→ SHORT EXERCISE
Skip every image and restate the data word for word.

_____

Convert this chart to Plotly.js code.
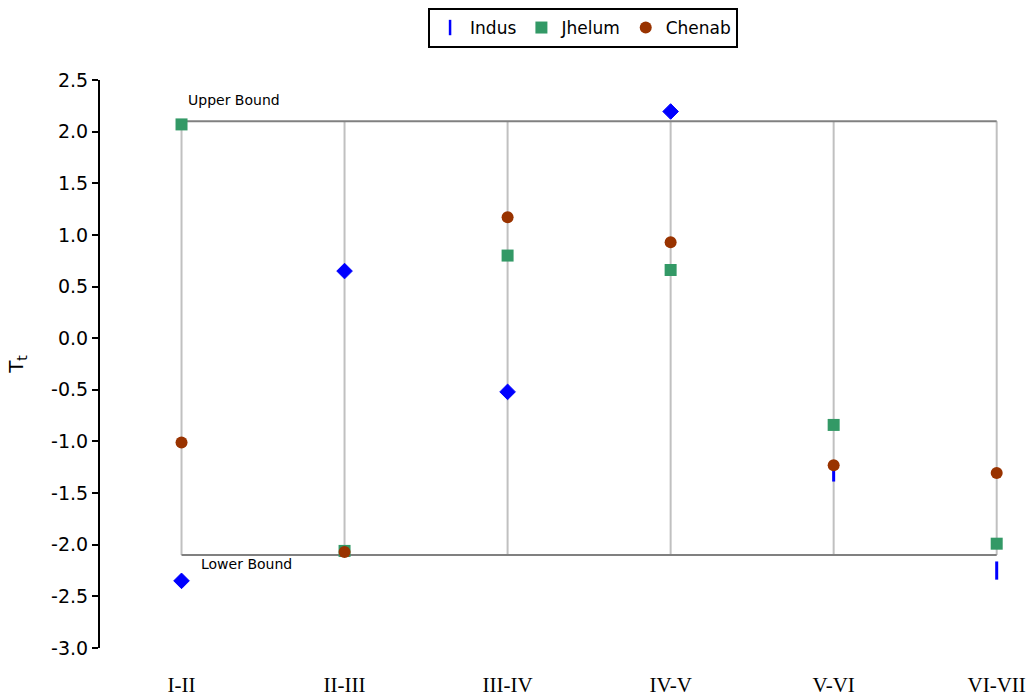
<!DOCTYPE html>
<html>
<head>
<meta charset="utf-8">
<script src="https://cdn.plot.ly/plotly-3.0.1.min.js"></script>
<style>html,body{margin:0;padding:0;background:#fff;}#chart{width:1036px;height:700px;}</style>
</head>
<body>
<div id="chart"></div>
<script>
const categories = ["I-II", "II-III", "III-IV", "IV-V", "V-VI", "VI-VII"];
const indus  = [-2.35, 0.65, -0.52, 2.195, -1.30, -2.25];
const jhelum = [2.07, -2.06, 0.80, 0.66, -0.84, -1.99];
const chenab = [-1.01, -2.07, 1.17, 0.93, -1.23, -1.305];
const indusSymbols = ["diamond", "diamond", "diamond", "diamond", "line-ns", "line-ns"];
const upperBound = 2.1;
const lowerBound = -2.1;
const yTicks = [2.5, 2.0, 1.5, 1.0, 0.5, 0.0, -0.5, -1.0, -1.5, -2.0, -2.5, -3.0];

const idx = categories.map((c, i) => i);
const indusSizes = indusSymbols.map(s => s === "diamond" ? 12 : 13);
const indusLineW = indusSymbols.map(s => s === "diamond" ? 1 : 3);

const sans = "'DejaVu Sans', Arial, sans-serif";

const traces = [
  {
    type: "scatter", mode: "markers", name: "Indus", x: [null], y: [null],
    marker: {symbol: "line-ns", size: 11, color: "#0000ff", opacity: 1, line: {color: "#0000ff", width: 2.5}},
    showlegend: true, hoverinfo: "skip"
  },
  {
    type: "scatter", mode: "markers", name: "Indus", x: idx, y: indus, showlegend: false,
    marker: {symbol: indusSymbols, size: indusSizes, color: "#0000ff", opacity: 1,
      line: {color: "#0000ff", width: indusLineW}}
  },
  {
    type: "scatter", mode: "markers", name: "Jhelum", x: idx, y: jhelum,
    marker: {symbol: "square", size: 12, color: "#339966", opacity: 1, line: {width: 0}}
  },
  {
    type: "scatter", mode: "markers", name: "Chenab", x: idx, y: chenab,
    marker: {symbol: "circle", size: 12, color: "#993300", opacity: 1, line: {width: 0}}
  }
];

const shapes = [];
idx.forEach(i => {
  shapes.push({type: "line", xref: "x", yref: "y", x0: i, x1: i, y0: lowerBound, y1: upperBound,
    line: {color: "#c0c0c0", width: 2}, layer: "below"});
});
shapes.push({type: "line", xref: "x", yref: "y", x0: 0, x1: idx.length - 1, y0: upperBound, y1: upperBound,
  line: {color: "#808080", width: 2}, layer: "below"});
shapes.push({type: "line", xref: "x", yref: "y", x0: 0, x1: idx.length - 1, y0: lowerBound, y1: lowerBound,
  line: {color: "#808080", width: 2}, layer: "below"});

const layout = {
  width: 1036, height: 700,
  paper_bgcolor: "#ffffff", plot_bgcolor: "#ffffff",
  margin: {l: 100, r: 23, t: 80, b: 52},
  font: {family: sans, color: "#000000"},
  showlegend: true,
  legend: {
    orientation: "h", xref: "container", yref: "container",
    x: 0.5628, xanchor: "center", y: 0.9886, yanchor: "top",
    bordercolor: "#000000", borderwidth: 2, bgcolor: "#ffffff",
    font: {size: 17, family: sans, color: "#000"},
    itemwidth: 20, tracegroupgap: 0
  },
  xaxis: {
    range: [-0.5, 5.1],
    tickmode: "array", tickvals: idx, ticktext: categories,
    showgrid: false, zeroline: false, showline: false, ticks: "",
    tickfont: {family: "'Liberation Serif', 'Times New Roman', serif", size: 21, color: "#000"},
    ticklabelstandoff: 22
  },
  yaxis: {
    range: [-3.0, 2.5],
    tickmode: "array", tickvals: yTicks, ticktext: yTicks.map(v => v.toFixed(1)),
    showgrid: false, zeroline: false,
    showline: true, linecolor: "#000000", linewidth: 2,
    ticks: "outside", ticklen: 6, tickwidth: 2, tickcolor: "#000000",
    tickfont: {size: 19, family: sans, color: "#000"},
    title: {text: "T<sub>t</sub>", font: {size: 20, family: sans, color: "#000"}, standoff: 22}
  },
  shapes: shapes,
  annotations: [
    {xref: "x", yref: "y", x: 0.03, y: upperBound + 0.21, text: "Upper Bound", showarrow: false,
      xanchor: "left", yanchor: "middle", font: {size: 14, family: sans, color: "#000"}},
    {xref: "x", yref: "y", x: 0.11, y: lowerBound - 0.085, text: "Lower Bound", showarrow: false,
      xanchor: "left", yanchor: "middle", font: {size: 14, family: sans, color: "#000"}}
  ]
};

Plotly.newPlot("chart", traces, layout, {displayModeBar: false, staticPlot: true});
</script>
</body>
</html>
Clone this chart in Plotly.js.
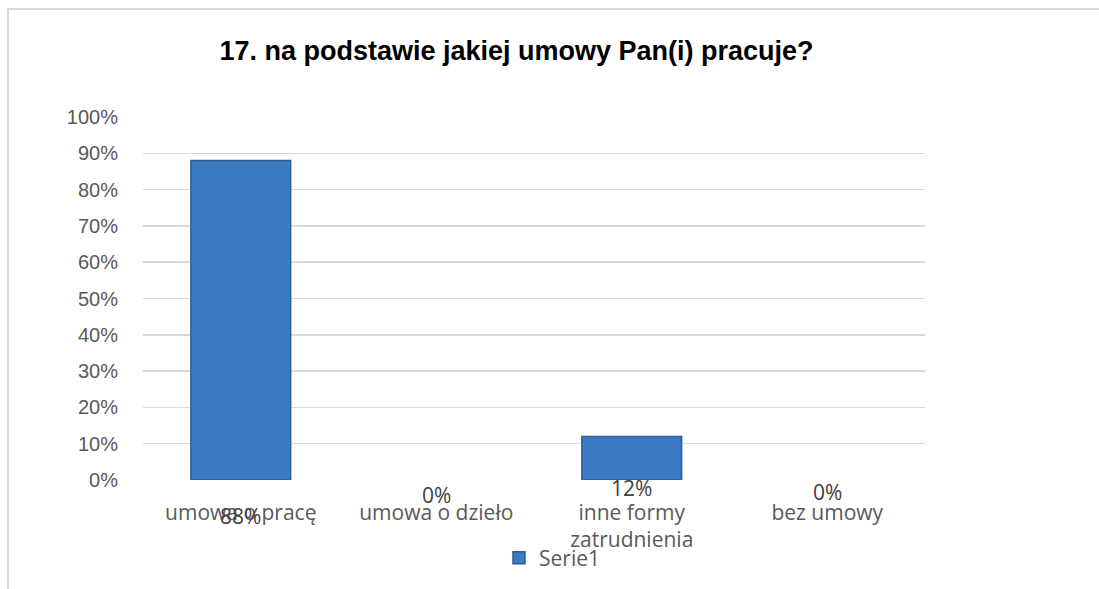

_____

→ RESPONSE
Convert this chart to Plotly.js code.
<!DOCTYPE html>
<html>
<head>
<meta charset="utf-8">
<script src="https://cdn.plot.ly/plotly-3.0.1.min.js"></script>
<style>html,body{margin:0;padding:0;background:#fff;}#chart{width:1036px;height:700px;}</style>
</head>
<body>
<div id="chart"></div>
<script>
const categories = ["I-II", "II-III", "III-IV", "IV-V", "V-VI", "VI-VII"];
const indus  = [-2.35, 0.65, -0.52, 2.195, -1.30, -2.25];
const jhelum = [2.07, -2.06, 0.80, 0.66, -0.84, -1.99];
const chenab = [-1.01, -2.07, 1.17, 0.93, -1.23, -1.305];
const indusSymbols = ["diamond", "diamond", "diamond", "diamond", "line-ns", "line-ns"];
const upperBound = 2.1;
const lowerBound = -2.1;
const yTicks = [2.5, 2.0, 1.5, 1.0, 0.5, 0.0, -0.5, -1.0, -1.5, -2.0, -2.5, -3.0];

const idx = categories.map((c, i) => i);
const indusSizes = indusSymbols.map(s => s === "diamond" ? 12 : 13);
const indusLineW = indusSymbols.map(s => s === "diamond" ? 1 : 3);

const sans = "'DejaVu Sans', Arial, sans-serif";

const traces = [
  {
    type: "scatter", mode: "markers", name: "Indus", x: [null], y: [null],
    marker: {symbol: "line-ns", size: 11, color: "#0000ff", opacity: 1, line: {color: "#0000ff", width: 2.5}},
    showlegend: true, hoverinfo: "skip"
  },
  {
    type: "scatter", mode: "markers", name: "Indus", x: idx, y: indus, showlegend: false,
    marker: {symbol: indusSymbols, size: indusSizes, color: "#0000ff", opacity: 1,
      line: {color: "#0000ff", width: indusLineW}}
  },
  {
    type: "scatter", mode: "markers", name: "Jhelum", x: idx, y: jhelum,
    marker: {symbol: "square", size: 12, color: "#339966", opacity: 1, line: {width: 0}}
  },
  {
    type: "scatter", mode: "markers", name: "Chenab", x: idx, y: chenab,
    marker: {symbol: "circle", size: 12, color: "#993300", opacity: 1, line: {width: 0}}
  }
];

const shapes = [];
idx.forEach(i => {
  shapes.push({type: "line", xref: "x", yref: "y", x0: i, x1: i, y0: lowerBound, y1: upperBound,
    line: {color: "#c0c0c0", width: 2}, layer: "below"});
});
shapes.push({type: "line", xref: "x", yref: "y", x0: 0, x1: idx.length - 1, y0: upperBound, y1: upperBound,
  line: {color: "#808080", width: 2}, layer: "below"});
shapes.push({type: "line", xref: "x", yref: "y", x0: 0, x1: idx.length - 1, y0: lowerBound, y1: lowerBound,
  line: {color: "#808080", width: 2}, layer: "below"});

const layout = {
  width: 1036, height: 700,
  paper_bgcolor: "#ffffff", plot_bgcolor: "#ffffff",
  margin: {l: 100, r: 23, t: 80, b: 52},
  font: {family: sans, color: "#000000"},
  showlegend: true,
  legend: {
    orientation: "h", xref: "container", yref: "container",
    x: 0.5628, xanchor: "center", y: 0.9886, yanchor: "top",
    bordercolor: "#000000", borderwidth: 2, bgcolor: "#ffffff",
    font: {size: 17, family: sans, color: "#000"},
    itemwidth: 20, tracegroupgap: 0
  },
  xaxis: {
    range: [-0.5, 5.1],
    tickmode: "array", tickvals: idx, ticktext: categories,
    showgrid: false, zeroline: false, showline: false, ticks: "",
    tickfont: {family: "'Liberation Serif', 'Times New Roman', serif", size: 21, color: "#000"},
    ticklabelstandoff: 22
  },
  yaxis: {
    range: [-3.0, 2.5],
    tickmode: "array", tickvals: yTicks, ticktext: yTicks.map(v => v.toFixed(1)),
    showgrid: false, zeroline: false,
    showline: true, linecolor: "#000000", linewidth: 2,
    ticks: "outside", ticklen: 6, tickwidth: 2, tickcolor: "#000000",
    tickfont: {size: 19, family: sans, color: "#000"},
    title: {text: "T<sub>t</sub>", font: {size: 20, family: sans, color: "#000"}, standoff: 22}
  },
  shapes: shapes,
  annotations: [
    {xref: "x", yref: "y", x: 0.03, y: upperBound + 0.21, text: "Upper Bound", showarrow: false,
      xanchor: "left", yanchor: "middle", font: {size: 14, family: sans, color: "#000"}},
    {xref: "x", yref: "y", x: 0.11, y: lowerBound - 0.085, text: "Lower Bound", showarrow: false,
      xanchor: "left", yanchor: "middle", font: {size: 14, family: sans, color: "#000"}}
  ]
};

Plotly.newPlot("chart", traces, layout, {displayModeBar: false, staticPlot: true});
</script>
</body>
</html>
Clone this chart in Plotly.js.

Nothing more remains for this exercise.